Another defence used by auditors is that of the expectation gap – the idea that there is a difference between user’s perception of an auditor’s role and what the auditor is actually responsible for.

While he references the expectation gap throughout his report, Brydon thinks it is a distraction from the core of the issue, and what’s important is that there is widespread dissatisfaction with audit, regardless of how this is defended.

“What we tried to do was make that dissatisfaction less by making audit better. If that fills the gap of expectation, that’s great, but I think the expectation gap is polarising people,” he says.

“There are those who say that the expectation gap is an invention of the Big Four, who say it’s all the fault of the users that simply don’t have an understanding of it. The users who are saying that it’s all the fault of the accountants because they don’t communicate in a way that is helpful to them. It doesn’t matter which of those it is. What matters is that it gets better.”

A look to the future, and last chance saloon

After a quiet January following the release of Brydon’s report, momentum behind audit reform looks like it could once again be picking up.

The Big Four are reportedly holding private talks with the FRC about separating their audit and consulting operations.
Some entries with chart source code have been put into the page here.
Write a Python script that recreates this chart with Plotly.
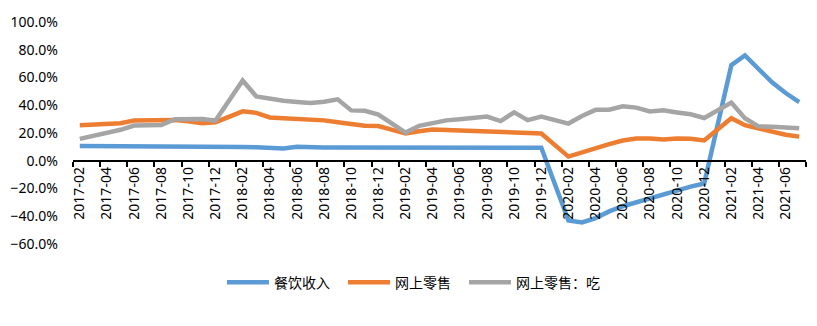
import plotly.graph_objects as go

# Categories: monthly 2017-02 .. 2021-07
categories = []
for y in range(2017, 2022):
    for m in range(1, 13):
        if (y == 2017 and m < 2) or (y == 2021 and m > 7):
            continue
        categories.append(f"{y}-{m:02d}")

N = None
catering = [10.7, 10.7, 10.7, 10.7, 10.7, 10.7, 10.7, 10.7, 10.7, 10.7, 10.6,
            N, 9.9, 9.8, 9.7, 8.9, 10.1, 9.5, 9.5, 9.5, 9.5, 9.5, 9.5,
            N, 9.7, 9.6, 9.6, 9.5, 9.4, 9.4, 9.4, 9.4, 9.4, 9.4, 9.4,
            N, -43.1, -44.5, -41.3, -36.5, -32.8, -29.8, -26.8, -23.8, -21.0, -18.6, -16.4,
            N, 68.9, 75.9, 66.7, 56.5, 48.8, 42.3]

online = [25.5, 26.0, 26.4, 27.0, 29.0, 29.3, 29.8, 29.3, 28.4, 27.1, 27.8,
          N, 35.6, 34.5, 31.2, 30.6, 30.1, 29.4, 29.1, 27.7, 26.5, 25.3, 25.0,
          N, 19.6, 21.2, 22.5, 22.2, 21.9, 21.4, 21.0, 20.6, 20.0, 19.8, 19.7,
          N, 3.0, 6.2, 9.2, 12.0, 14.6, 16.0, 16.0, 15.3, 16.0, 15.8, 14.6,
          N, 30.7, 25.6, 23.1, 20.4, 18.7, 17.4]

online_food = [15.8, 18.0, 20.0, 22.3, 25.4, 25.5, 25.7, 29.9, 30.1, 30.1, 29.0,
               N, 57.8, 46.4, 44.4, 43.2, 42.4, 41.6, 42.5, 44.3, 36.3, 36.0, 33.3,
               N, 20.3, 25.2, 27.0, 29.1, 29.9, 30.8, 31.8, 28.6, 34.9, 29.3, 31.8,
               N, 26.8, 32.3, 36.7, 36.8, 39.2, 38.3, 35.5, 36.3, 34.8, 33.5, 30.8,
               N, 41.9, 30.6, 24.8, 24.5, 24.0, 23.5]

series_names = ["餐饮收入", "网上零售", "网上零售：吃"]
colors = ["#5B9BD5", "#ED7D31", "#A5A5A5"]
legend_widths = [64, 64, 95]

fig = go.Figure()
for name, vals, col, lw in zip(series_names, [catering, online, online_food], colors, legend_widths):
    fig.add_trace(go.Scatter(
        x=categories, y=vals, name=name, mode="lines",
        connectgaps=True, legendwidth=lw,
        line=dict(color=col, width=4.5, shape="linear"),
    ))

fig.update_layout(
    width=817, height=326,
    margin=dict(l=73, r=11, t=22, b=82, autoexpand=False),
    paper_bgcolor="white", plot_bgcolor="white",
    font=dict(family="Noto Sans, Noto Sans CJK SC", size=14, color="#000000"),
    showlegend=True,
    legend=dict(
        orientation="h", xref="container", yref="container",
        x=0.2717, xanchor="left", y=0.133, yanchor="middle",
        font=dict(family="Noto Sans CJK SC", size=14, color="#000000"),
        itemwidth=42, entrywidthmode="pixels",
        bgcolor="rgba(0,0,0,0)",
    ),
)

fig.update_xaxes(
    type="category", categoryorder="array", categoryarray=categories,
    range=[-0.5, len(categories) - 0.5],
    anchor="free", position=60 / 160, automargin=False,
    showline=True, linecolor="#000000", linewidth=1.5,
    ticks="outside", ticklen=5, tickwidth=1.5, tickcolor="#000000",
    tickson="boundaries", dtick=2, tickangle=-90,
    showgrid=False, zeroline=False,
    tickfont=dict(family="Noto Sans", size=14, color="#000000"),
)

fig.update_yaxes(
    range=[-60, 100], dtick=20, tick0=0, automargin=False,
    tickformat=".1f", ticksuffix="%",
    showgrid=False, zeroline=False, showline=False,
    ticks="", ticklabelstandoff=14,
    tickfont=dict(family="Noto Sans", size=14, color="#000000"),
)

fig.write_html("out.html")
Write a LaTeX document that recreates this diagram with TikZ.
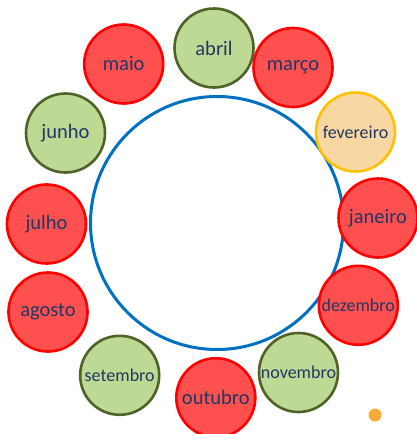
\documentclass[tikz,border=0pt]{standalone}
\usepackage{fontspec}
\setmainfont{Carlito}
\definecolor{redfill}{HTML}{FF5050}
\definecolor{redline}{HTML}{FF0000}
\definecolor{greenfill}{HTML}{BDD993}
\definecolor{greenline}{HTML}{4F6228}
\definecolor{orangefill}{HTML}{F8D7A2}
\definecolor{orangeline}{HTML}{FFC000}
\definecolor{bigblue}{HTML}{0070C0}
\definecolor{textnavy}{HTML}{1F3864}
\definecolor{dotorange}{HTML}{FBAA3C}
\begin{document}
\begin{tikzpicture}[x=1pt,y=-1pt,
  month/.style={circle,minimum size=79pt,inner sep=0pt,line width=2.6pt,text=textnavy,font=\fontsize{20.5}{21}\selectfont},
  longmonth/.style={month,font=\fontsize{18}{19}\selectfont},
  redm/.style={fill=redfill,draw=redline},
  greenm/.style={fill=greenfill,draw=greenline},
  orangem/.style={fill=orangefill,draw=orangeline}]
\useasboundingbox (0,0) rectangle (416,434);
\node[circle,minimum size=253pt,inner sep=0pt,draw=bigblue,line width=3pt] (big) at (217,223) {};
\node[month,redm] (maio) at (123.7,64) {maio};
\node[month,greenm] (abril) at (214,48) {abril};
\node[month,redm] (marco) at (293,67.5) {março};
\node[month,greenm] (junho) at (65.5,133) {junho};
\node[longmonth,orangem] (fevereiro) at (355.5,132) {fevereiro};
\node[month,redm] (janeiro) at (378,218) {janeiro};
\node[month,redm] (julho) at (46.5,224) {julho};
\node[month,redm] (agosto) at (48,312) {agosto};
\node[longmonth,redm] (dezembro) at (358.3,305.3) {dezembro};
\node[longmonth,greenm] (novembro) at (298.5,372.5) {novembro};
\node[longmonth,greenm] (setembro) at (119.7,375.3) {setembro};
\node[month,redm] (outubro) at (215.8,397.7) {outubro};
\node[circle,fill=dotorange,minimum size=13pt,inner sep=0pt] (dot) at (375,415) {};
\end{tikzpicture}
\end{document}
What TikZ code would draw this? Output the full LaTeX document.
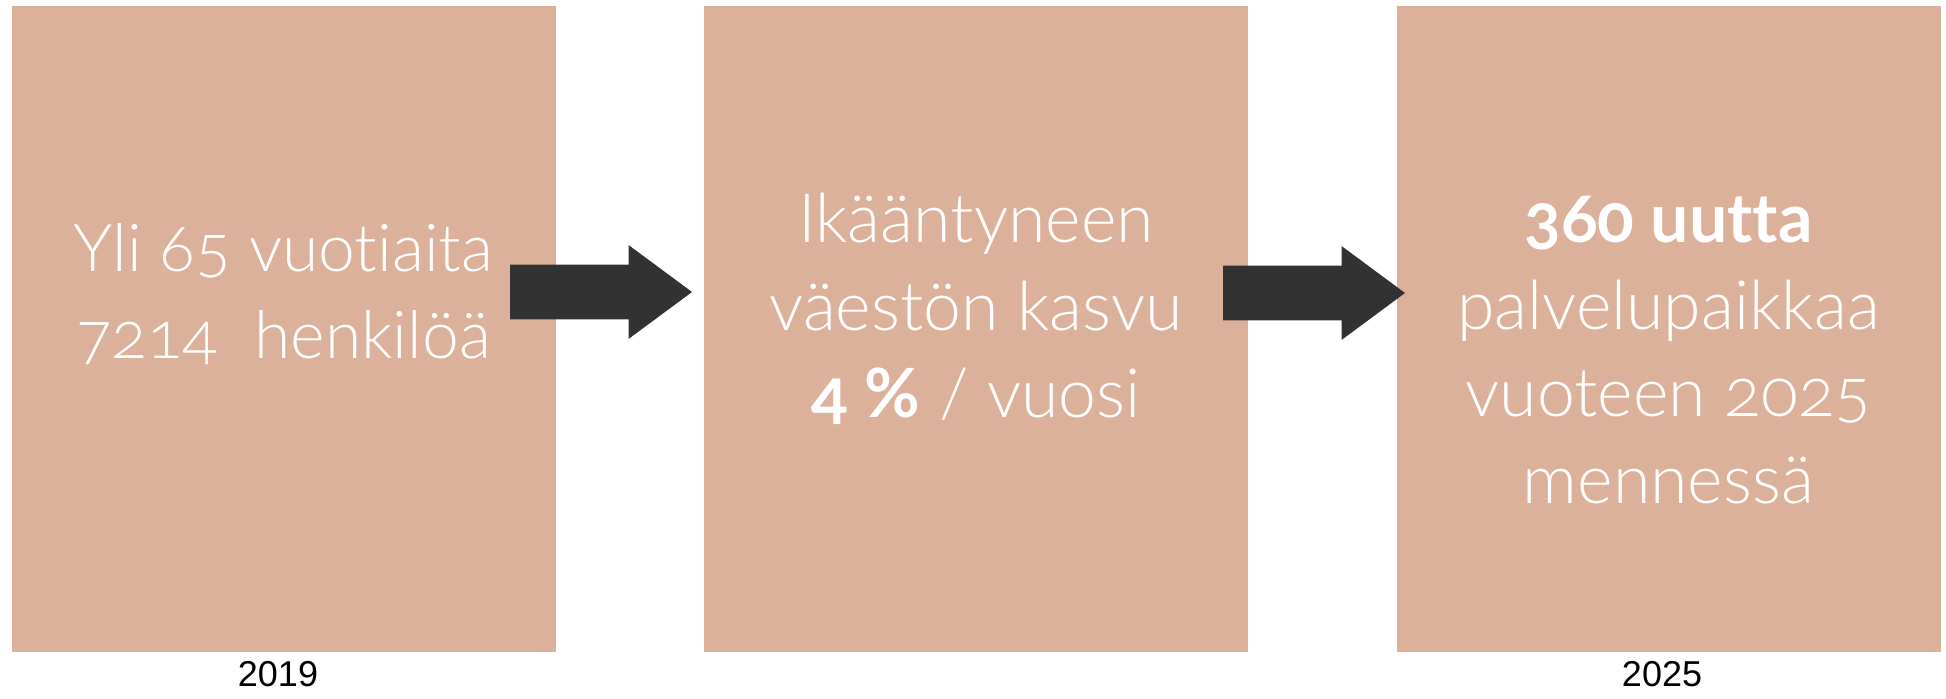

In response, the CMA has again called on the government to introduce legislation to do this.

Rachel Reeves, a long-term critic of the Big Four, has also been re-elected as Chair of the Business, Energy and Industrial Strategy (BEIS) Select Committee.
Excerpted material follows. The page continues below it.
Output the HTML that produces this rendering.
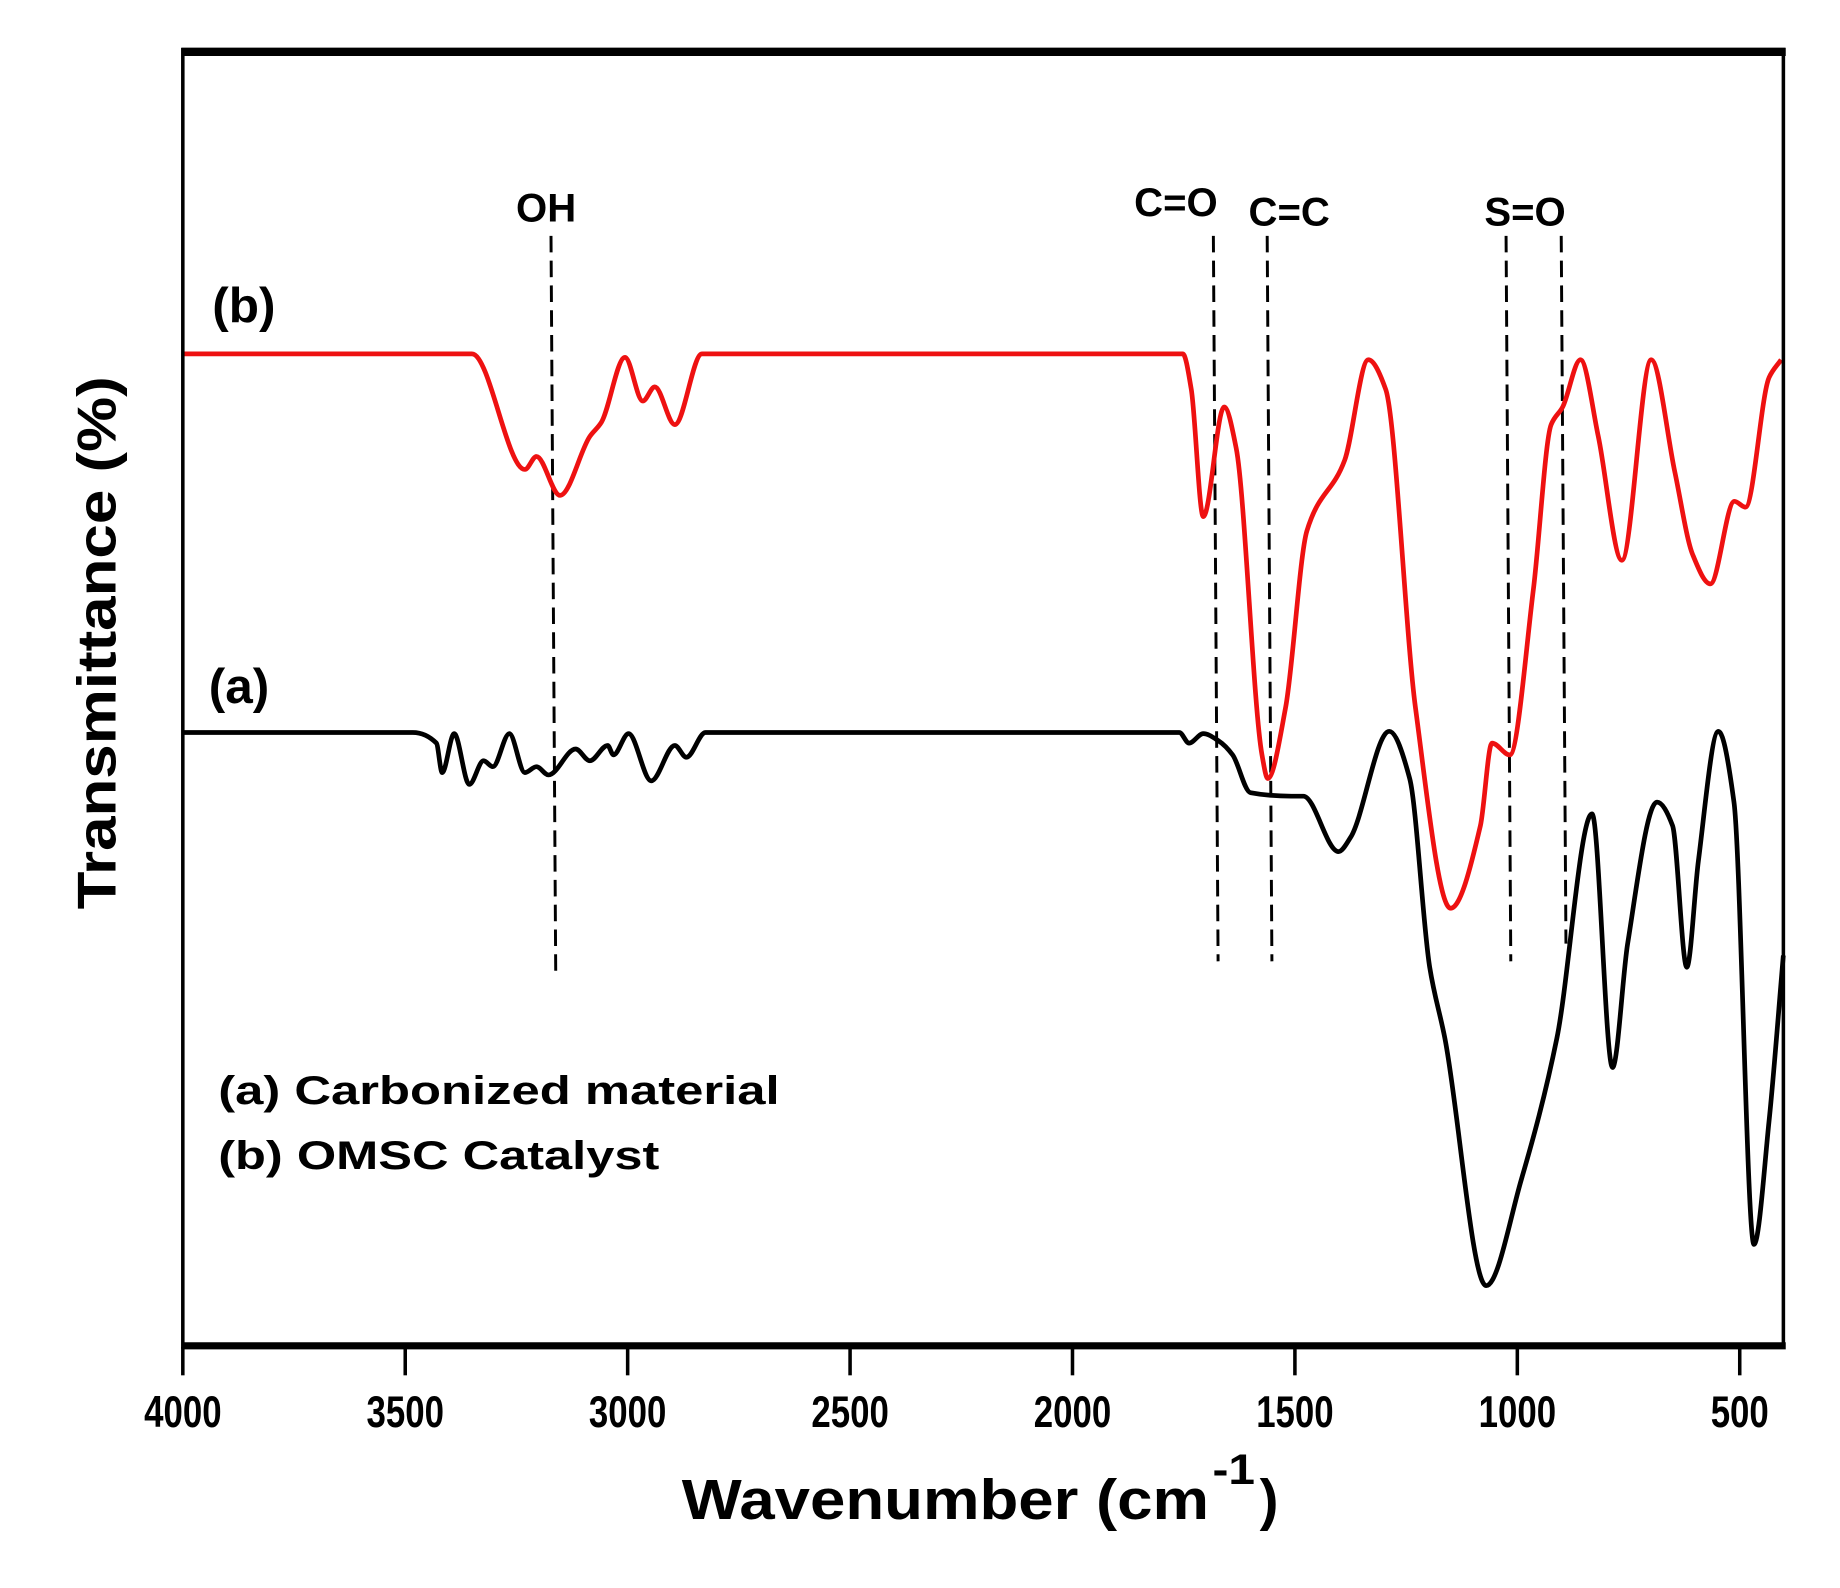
<!DOCTYPE html>
<html><head><meta charset="utf-8"><style>
html,body{margin:0;padding:0;background:#fff;}
svg{display:block;}
text{font-family:"Liberation Sans",sans-serif;font-weight:bold;fill:#000;}
</style></head><body>
<svg id="chart" width="1840" height="1588" viewBox="0 0 1560 1346.3" preserveAspectRatio="none" xmlns="http://www.w3.org/2000/svg">
<g id="plot"></g>
</svg>
<script>
const xTicks = [4000, 3500, 3000, 2500, 2000, 1500, 1000, 500];
const wnA = [4000,3483,3430,3417,3390,3356,3324,3303,3266,3231,3205,3178,3117,3085,3045,3032,2998,2947,2894,2868,2825,1760,1738,1706,1672,1640,1600,1508,1481,1402,1375,1288,1242,1197,1163,1070,991,911,832,786,752,686,651,619,593,548,513,468,434,402];
const tA = [521,521,512,487,520,477,497,492,520,487,492,485,507,497,510,502,520,480,510,500,521,521,512,520,514,502,470,467,467,420,432,522,482,322,262,52,142,262,452,237,342,462,442,322,412,522,462,87,192,332];
const wnB = [4000,3350,3231,3205,3152,3085,3059,3006,2966,2939,2894,2833,1752,1733,1706,1659,1632,1574,1561,1521,1473,1388,1335,1296,1229,1150,1083,1057,1017,964,924,898,858,818,765,699,646,606,566,512,487,434,407];
const tB = [842,842,744,755,722,772,784,839,802,814,782,842,842,812,704,797,762,502,482,542,692,752,837,812,542,372,442,512,502,642,782,797,837,772,667,837,742,672,647,717,712,822,837];
const markers = ["OH","C=O","C=C","S=O",""];
const markerWn = [3167,1678,1557,1020,896];

const NS = "http://www.w3.org/2000/svg";
const L = 155, R = 1512, T = 42, B = 1142;
const X = wn => L + (4000 - wn) * (1475 - 155) / 3500;
const Y = v => B - v;
const g = document.getElementById('plot');
function el(tag, attrs, txt) {
  const e = document.createElementNS(NS, tag);
  for (const k in attrs) e.setAttribute(k, attrs[k]);
  if (txt !== undefined) e.textContent = txt;
  g.appendChild(e);
  return e;
}
// monotone cubic (Fritsch-Carlson) to avoid overshoot
function smoothPath(xs, ys) {
  const px = xs.map(X), py = ys.map(Y), n = px.length;
  const d = [], m = new Array(n);
  for (let i = 0; i < n - 1; i++) d.push((py[i + 1] - py[i]) / (px[i + 1] - px[i]));
  m[0] = d[0]; m[n - 1] = d[n - 2];
  for (let i = 1; i < n - 1; i++) {
    if (d[i - 1] * d[i] <= 0) m[i] = 0;
    else {
      const h0 = px[i] - px[i - 1], h1 = px[i + 1] - px[i];
      const w1 = 2 * h1 + h0, w2 = h1 + 2 * h0;
      m[i] = (w1 + w2) / (w1 / d[i - 1] + w2 / d[i]);
    }
  }
  let s = `M${px[0]},${py[0]}`;
  for (let i = 0; i < n - 1; i++) {
    const h = (px[i + 1] - px[i]) / 3;
    s += ` C${px[i] + h},${py[i] + m[i] * h} ${px[i + 1] - h},${py[i + 1] - m[i + 1] * h} ${px[i + 1]},${py[i + 1]}`;
  }
  return s;
}
markerWn.forEach((w, i) => {
  const x = X(w);
  const ln = el('line', {x1: x - 2, y1: 200, x2: x + 2, y2: i === 0 ? 825 : (i === 4 ? 800 : 815), stroke: '#000', 'stroke-width': 2.5, 'stroke-dasharray': '14,7'});
  
  
});
const labPos = [[463,188],[997,183],[1093,191],[1293,191]];
markers.forEach((m, i) => {
  if (!m) return;
  const t = el('text', {x: labPos[i][0], y: labPos[i][1], 'font-size': 34, 'text-anchor': 'middle'}, m);
  
  
});
const pa = el('path', {d: smoothPath(wnA, tA), fill: 'none', stroke: '#000', 'stroke-width': 4, 'stroke-linejoin': 'round'});


const pb = el('path', {d: smoothPath(wnB, tB), fill: 'none', stroke: '#ee1111', 'stroke-width': 4, 'stroke-linejoin': 'round'});


const fr = el('rect', {x: L, y: T, width: R - L, height: B - T, fill: 'none', stroke: '#000', 'stroke-width': 3});


const tb = el('line', {x1: L - 1, y1: T + 2, x2: R + 2, y2: T + 2, stroke: '#000', 'stroke-width': 7});


const bb = el('line', {x1: L - 1, y1: B - 1, x2: R + 2, y2: B - 1, stroke: '#000', 'stroke-width': 6});


xTicks.forEach(w => {
  const tk = el('line', {x1: X(w), y1: B, x2: X(w), y2: 1166, stroke: '#000', 'stroke-width': 3});
  
  
  const tl = el('text', {x: 0, y: 0, 'font-size': 36, 'text-anchor': 'middle', transform: `translate(${X(w)},1210) scale(0.82,1.05)`}, String(w));
  
  
});
const xt = el('text', {x: 578, y: 1288, 'font-size': 48, textLength: 447, lengthAdjust: 'spacingAndGlyphs'}, 'Wavenumber (cm');


const sup = el('text', {x: 1028, y: 1258, 'font-size': 36, textLength: 36, lengthAdjust: 'spacingAndGlyphs'}, '-1');


const cp = el('text', {x: 1068, y: 1288, 'font-size': 48}, ')');


const yt = el('text', {x: 0, y: 0, 'font-size': 46, 'text-anchor': 'middle', textLength: 452, lengthAdjust: 'spacingAndGlyphs', transform: 'translate(98,545) rotate(-90)'}, 'Transmittance (%)');


const lb = el('text', {x: 180, y: 273, 'font-size': 42}, '(b)');


const la = el('text', {x: 177, y: 596, 'font-size': 42}, '(a)');


const l1 = el('text', {x: 185, y: 936, 'font-size': 34, textLength: 476, lengthAdjust: 'spacingAndGlyphs'}, '(a) Carbonized material');


const l2 = el('text', {x: 185, y: 991, 'font-size': 34, textLength: 374, lengthAdjust: 'spacingAndGlyphs'}, '(b) OMSC Catalyst');


</script>
</body></html>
The wheels feel like they are in motion, but Brydon hopes for substantive change.

“Various promises were made to me when I took on the job,” he explains. “I’ve read everything that the Secretary of State has said, and she has made it very clear that they are going to legislate.”

“I get the impression they are taking it very seriously. There’s a lot of work going on. I don’t imagine every single one of my recommendations will get adopted, but 90% of it is a unified whole, and it depends on every actor playing their part in that to make the change.

“The government’s one of those actors, so if they give it the right leader, that would be very helpful.”

If the government doesn’t implement them, however, he says “Then somebody else is going to be sitting in front of Rachel Reeves getting lacerated, I suspect – when the next disaster happens.”

“I’m overwhelmed with the positive response the reports had. There were a few little negatives, but 95% of the responses have been extremely positive. People seem to be saying – let’s try and do something now. This is last chance saloon.”

One of his recommendations is for a review in 2025, to look back at the coming five years that will follow the three UK audit reports and assess how the other recommendations – as well as those made by the CMA and Kingman – have been implemented.

While he doesn’t want to do the review himself, he knows what he would like to see: “I don’t want to do the review. But I think if there has been a directional change, and the core piece of this is in process, then that would be pretty good.

“An output of the process, you could say, would be for auditors to be less in the firing line than they were in 2020, that’ll be pretty good outcome.” But who should be in the firing line? “Anybody who does wrong,” he says. “It’s not auditors who make companies go bankrupt.”